Cornell Tech will build the sprawling campus on the East River’s Roosevelt Island. According to the mayor’s office, the facility will focus on computer science, information technology, and entrepreneurship, doubling the number of New York City’s full-time graduate engineering students once it opens. Ground will break in January 2014 and the first classrooms will be completed in 2017. The full project, being constructed by multiple architecture firms, is not expected to be completed until 2043.

In a statement, Bloomberg said the campus is “one of the most ambitious and forward-looking economic development projects any city has ever undertaken, and it’s going to help add thousands of new jobs to our economy in the decades ahead.”

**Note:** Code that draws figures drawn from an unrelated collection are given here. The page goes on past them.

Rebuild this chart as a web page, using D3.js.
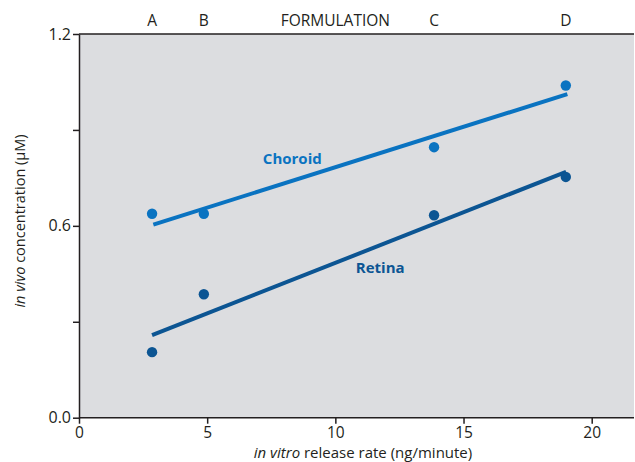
<!DOCTYPE html>
<meta charset="utf-8">
<head>
  <script src="https://d3js.org/d3.v7.min.js"></script>
  <style>
    body { margin: 0; background: #fff; }
    text { font-family: "Open Sans", sans-serif; fill: #231f20; }
    .axis path, .axis line { stroke: #231f20; stroke-width: 1.5px; }
  </style>
</head>
<body>
<script>
// data
var formulations = ["A", "B", "C", "D"];
var releaseRate = [2.85, 4.87, 13.85, 18.99];
var choroid = [0.638, 0.638, 0.846, 1.039];
var retina = [0.205, 0.386, 0.633, 0.753];
// fitted lines (start, end)
var choroidFit = [[2.9, 0.604], [19.05, 1.012]];
var retinaFit = [[2.85, 0.258], [19.0, 0.769]];
var xTicks = [0, 5, 10, 15, 20];
var yTicks = [0, 0.3, 0.6, 0.9, 1.2];
var yTickLabels = ["0.0", "", "0.6", "", "1.2"];

var W = 635, H = 462;
var margin = {top: 34, right: 1, bottom: 44, left: 79};

var svg = d3.select("body").append("svg")
    .attr("width", W)
    .attr("height", H);

var x = d3.scaleLinear().domain([0, 20]).range([margin.left, 591.7]);
var y = d3.scaleLinear().domain([0, 1.2]).range([417.7, margin.top]);
var xMax = x.invert(W - margin.right);

svg.append("rect")
    .attr("x", x(0)).attr("y", y(1.2))
    .attr("width", x(xMax) - x(0)).attr("height", y(0) - y(1.2))
    .attr("fill", "#dcdde0");

// top border
svg.append("line")
    .attr("x1", x(0)).attr("x2", x(xMax))
    .attr("y1", y(1.2)).attr("y2", y(1.2))
    .attr("stroke", "#231f20").attr("stroke-width", 1.5);

var xAxis = svg.append("g").attr("class", "axis")
    .attr("transform", "translate(0," + y(0) + ")")
    .call(d3.axisBottom(x).tickValues(xTicks).tickSize(6).tickSizeOuter(0));
xAxis.select(".domain").attr("d", "M" + x(0) + ",0H" + x(xMax));
xAxis.selectAll("text").attr("font-size", 15.5).attr("y", 15).attr("dy", "0.35em");

var yAxis = svg.append("g").attr("class", "axis")
    .attr("transform", "translate(" + x(0) + ",0)")
    .call(d3.axisLeft(y).tickValues(yTicks).tickSize(6).tickSizeOuter(0)
      .tickFormat(function(d, i) { return yTickLabels[i]; }));
yAxis.selectAll("text").attr("font-size", 16).attr("x", -8);

// formulation labels along the top
svg.selectAll("text.form")
    .data(formulations)
  .enter().append("text")
    .attr("class", "form")
    .attr("x", function(d, i) { return x(releaseRate[i]); })
    .attr("y", 26)
    .attr("text-anchor", "middle")
    .attr("font-size", 15.5)
    .text(function(d) { return d; });
svg.append("text")
    .attr("x", x(10))
    .attr("y", 26)
    .attr("text-anchor", "middle")
    .attr("font-size", 15.5)
    .text("FORMULATION");

var line = d3.line()
    .x(function(d) { return x(d[0]); })
    .y(function(d) { return y(d[1]); });

var series = [
  {name: "Choroid", values: choroid, fit: choroidFit, color: "#0a73c1", lx: 8.32, ly: 0.793},
  {name: "Retina", values: retina, fit: retinaFit, color: "#0c5593", lx: 11.75, ly: 0.452}
];

series.forEach(function(s) {
  svg.append("path")
      .attr("d", line(s.fit))
      .attr("fill", "none")
      .attr("stroke", s.color)
      .attr("stroke-width", 4);

  svg.selectAll(null)
      .data(s.values)
    .enter().append("circle")
      .attr("cx", function(d, i) { return x(releaseRate[i]); })
      .attr("cy", function(d) { return y(d); })
      .attr("r", 5.2)
      .attr("fill", s.color);

  svg.append("text")
      .attr("x", x(s.lx))
      .attr("y", y(s.ly))
      .attr("text-anchor", "middle")
      .attr("font-size", 15)
      .attr("font-weight", "bold")
      .style("fill", s.color)
      .text(s.name);
});

// axis titles
var xt = svg.append("text")
    .attr("x", 363)
    .attr("y", 458)
    .attr("text-anchor", "middle")
    .attr("font-size", 15);
xt.append("tspan").attr("font-style", "italic").text("in vitro");
xt.append("tspan").text(" release rate (ng/minute)");

var yt = svg.append("text")
    .attr("transform", "translate(25,221) rotate(-90)")
    .attr("text-anchor", "middle")
    .attr("font-size", 14.5);
yt.append("tspan").attr("font-style", "italic").text("in vivo");
yt.append("tspan").text(" concentration (\u03bcM)");
</script>
</body>
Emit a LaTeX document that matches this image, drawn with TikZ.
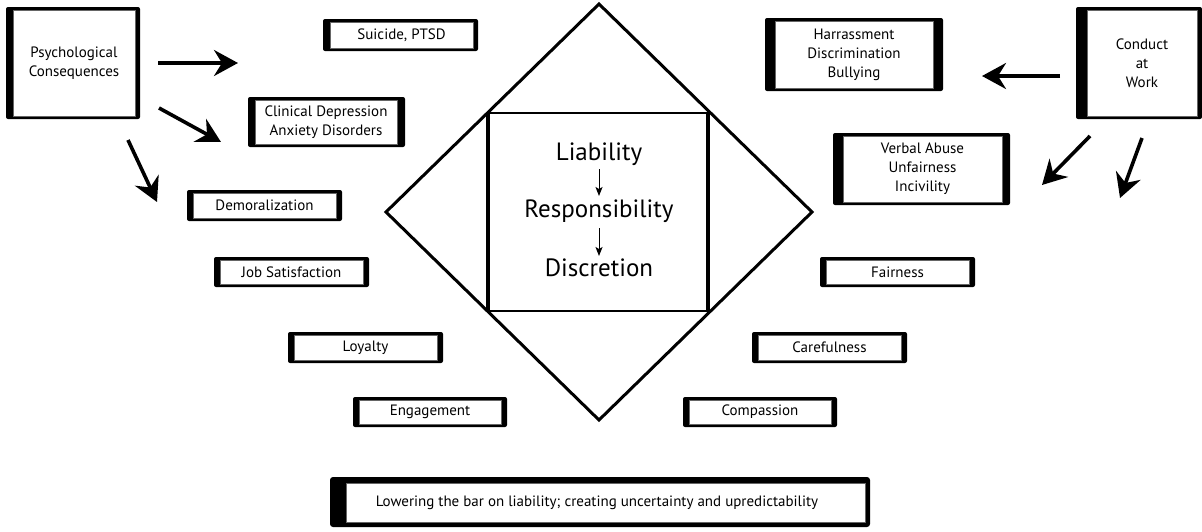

Cornell Tech students already began classes this fall in Google’s offices in Manhattan. The “master plan” campus will include classrooms, laboratories, group work spaces, lecture halls, and a startup incubator. The remaining space will be home to corporate office space, a 350-unit residential high rise, an executive education center, and 2.5 acres of public space dubbed the “Tech Walk.” The entire campus will be net-zero energy efficient.

Cornell Tech is one of four applied science colleges Bloomberg has brought to the city in an effort to attract engineers and tech jobs. Cornell Tech, NYU’s Center for Urban Science and Progress, Columbia University’s Institute for Data Sciences and Engineering, and Carnegie Mellon University’s Integrative Media Program will collectively generate $33.2 billion in economic activity, bring more than 48,000 jobs, and create about 1,000 spinoff companies by 2046, according to the mayor’s office.